United meanwhile is still hanging in there, with daily services from Sydney to Los Angeles and Sydney to San Francisco. There have been many suggestions that UA will pull out or at least pull back. Its hub is in San Francisco, which gives it a very strong presence there, but Los Angeles is the more lucrative business route. With the greatly increased competition on the Los Angeles route, it may become attractive for United to pull back to just a San Francisco operation, but otherwise there is little indication that any of the current protagonists is about to throw in the towel.

There is always an outside possibility that United and Star Alliance partner, Air New Zealand will get back together to offer a more competitive product, but, since Ansett failed and the three-way relationship collapsed, the prospects of that are not strong. The loss of Ansett was a real negative for United at the time, although it progressively built up a more limited behind gateway set of connections with Virgin Blue. This relationship fizzled when V Australia started to go head to head with United.

Enhancing competition

A stronger V Australia/Delta link would certainly go some way to offsetting the powerful position of Qantas, which allowed it to drive fares to world-high levels for a long haul route. This market power reflected the unusual nature of the Australia-US route, essentially a very big point to point market, where traffic feed at each end is essential to economic operation.

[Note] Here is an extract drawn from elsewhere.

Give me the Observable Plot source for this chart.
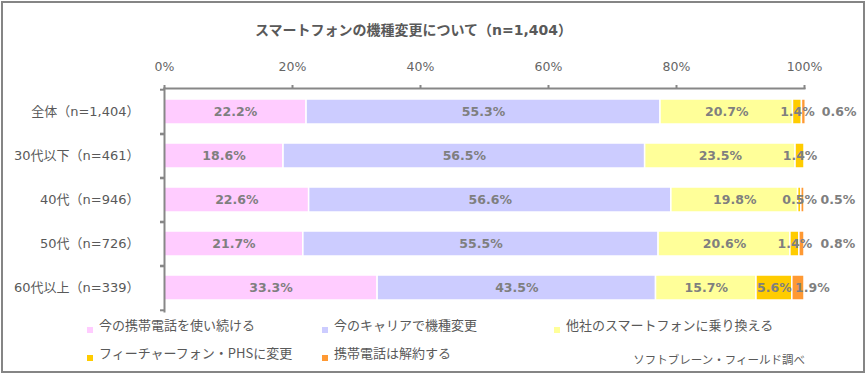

It would also help the bottom line of Delta and Virgin Blue Group. Important to Delta's profitability on the route will be gaining access to traffic feed in Australia, the main source of traffic. The carrier has a pretty good network of connecting routes at the US end (although Delta itself is a primarily east coast operation, with the Northwest network helping more in the midwest and western US markets). This is where, logically, Delta and V Australia's interests coincide.

The three elements of an enhanced market position for the two carriers are:

  1. behind Australian gateway feed for Delta;
  2. behind Los Angeles feed for V Australia; and
  3. en route combined services between Australia and the US - allowing each to advertise a much wider range of frequencies than they can individually.

Virgin Blue's basically LCC domestic system still makes connectivity less straightforward than between two full service airlines. However, the fact that V Australia operates to and from Los Angeles to Brisbane and Melbourne as well as Sydney offers a stronger enhancement for Delta; it can offer its customers a greater variety of in- and outbound routings, comparable with Qantas.

Meanwhile, V Australia desperately needs improved beyond-Los Angeles connectivity, but Delta's network planners still appear to be reluctant to give too much away to this foreign minnow.

The joint venture - will fares go up? Don't hold your breath

Apart from enhancing the competitive position of the joint operation against Qantas, it would perhaps take some heat out of the current price war. That is unsustainable anyway and will need to settle down eventually.

But gaining immunity from two separate competition bodies - Australia's Competition and Consumer Commission and the US Department of Transportation - does not happen overnight and may well be circumscribed by pricing conditions in any case. And each authority would look askance if there were any immediate hint of capacity reductions.

So, it would be premature to leap to conclusions that this particular price war is about to end soon. Demand is so slow and there are so many seats out there that they must still be filled by offering low fares.

In morning trading today, the market appears to think that Qantas will benefit from any JV, as it would rationalise pricing. That assumption is premature at best.

And the end result of a JV, where two carriers, each operating with a high quality, new B777 fleet and with enhanced market positioning, will only be to establish a competitor much better equipped to steal traffic from Qantas.